start Task inputs

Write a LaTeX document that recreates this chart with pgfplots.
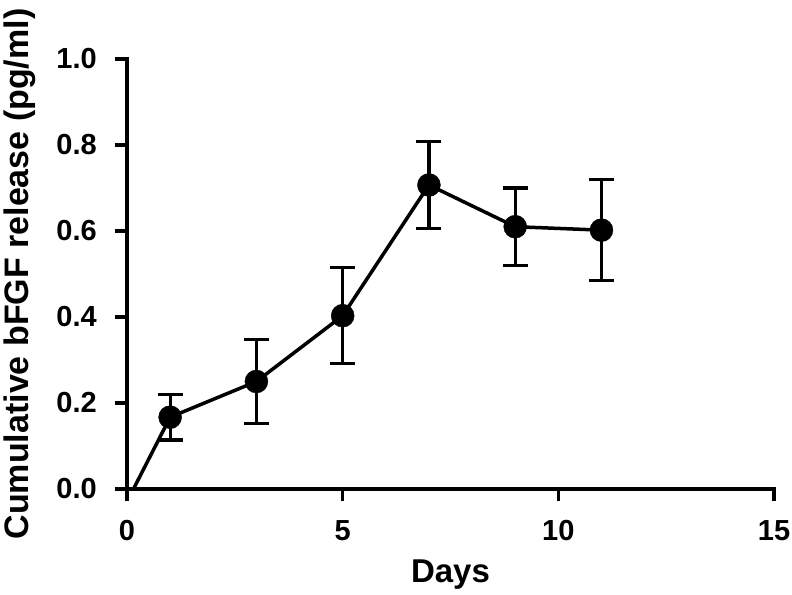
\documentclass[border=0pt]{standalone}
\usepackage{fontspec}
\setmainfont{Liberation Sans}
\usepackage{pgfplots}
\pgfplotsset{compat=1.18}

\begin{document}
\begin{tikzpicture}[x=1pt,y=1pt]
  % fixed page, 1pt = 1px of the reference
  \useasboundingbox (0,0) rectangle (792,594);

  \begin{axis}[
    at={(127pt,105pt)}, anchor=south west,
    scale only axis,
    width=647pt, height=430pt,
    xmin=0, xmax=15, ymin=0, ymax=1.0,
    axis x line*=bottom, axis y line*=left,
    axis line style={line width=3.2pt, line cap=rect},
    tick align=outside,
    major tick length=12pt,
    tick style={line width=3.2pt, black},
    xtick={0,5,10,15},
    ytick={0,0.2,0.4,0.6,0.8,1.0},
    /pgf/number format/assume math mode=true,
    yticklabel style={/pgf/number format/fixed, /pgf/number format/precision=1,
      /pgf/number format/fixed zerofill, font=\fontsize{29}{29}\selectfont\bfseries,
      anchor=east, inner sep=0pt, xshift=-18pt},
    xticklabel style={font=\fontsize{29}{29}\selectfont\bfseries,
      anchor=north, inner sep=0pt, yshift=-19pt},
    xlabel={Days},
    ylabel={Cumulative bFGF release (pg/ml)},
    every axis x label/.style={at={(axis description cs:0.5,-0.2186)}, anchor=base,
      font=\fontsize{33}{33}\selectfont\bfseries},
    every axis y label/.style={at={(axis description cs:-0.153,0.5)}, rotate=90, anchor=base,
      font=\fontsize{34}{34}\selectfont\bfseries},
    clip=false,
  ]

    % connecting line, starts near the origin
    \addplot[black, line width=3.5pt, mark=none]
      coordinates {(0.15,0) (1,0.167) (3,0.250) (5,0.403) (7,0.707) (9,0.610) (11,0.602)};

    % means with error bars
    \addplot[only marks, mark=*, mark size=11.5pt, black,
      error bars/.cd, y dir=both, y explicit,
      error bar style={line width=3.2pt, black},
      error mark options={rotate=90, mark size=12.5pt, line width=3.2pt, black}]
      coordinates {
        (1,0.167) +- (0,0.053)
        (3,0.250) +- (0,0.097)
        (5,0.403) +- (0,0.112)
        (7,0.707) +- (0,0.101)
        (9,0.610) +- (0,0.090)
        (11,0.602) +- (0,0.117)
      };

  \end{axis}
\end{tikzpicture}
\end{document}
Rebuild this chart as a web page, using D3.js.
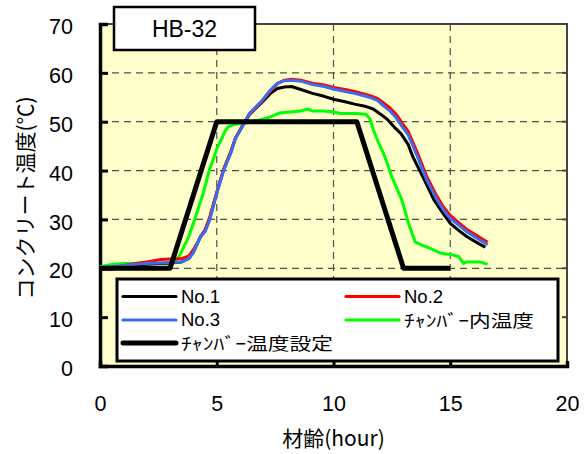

end Task inputs

> _Instructions to follow_: From the first line above through the line containing "(0,0) rectangle (792,594);", copy everything exactly, without the pictures.

> _Exercise answer_:
Write a LaTeX document that recreates this chart with pgfplots.
\documentclass[border=0pt]{standalone}
\usepackage{fontspec}
\setmainfont{Liberation Sans}
\usepackage{pgfplots}
\pgfplotsset{compat=1.18}

\begin{document}
\begin{tikzpicture}[x=1pt,y=1pt]
  % fixed page, 1pt = 1px of the reference
  \useasboundingbox (0,0) rectangle (792,594);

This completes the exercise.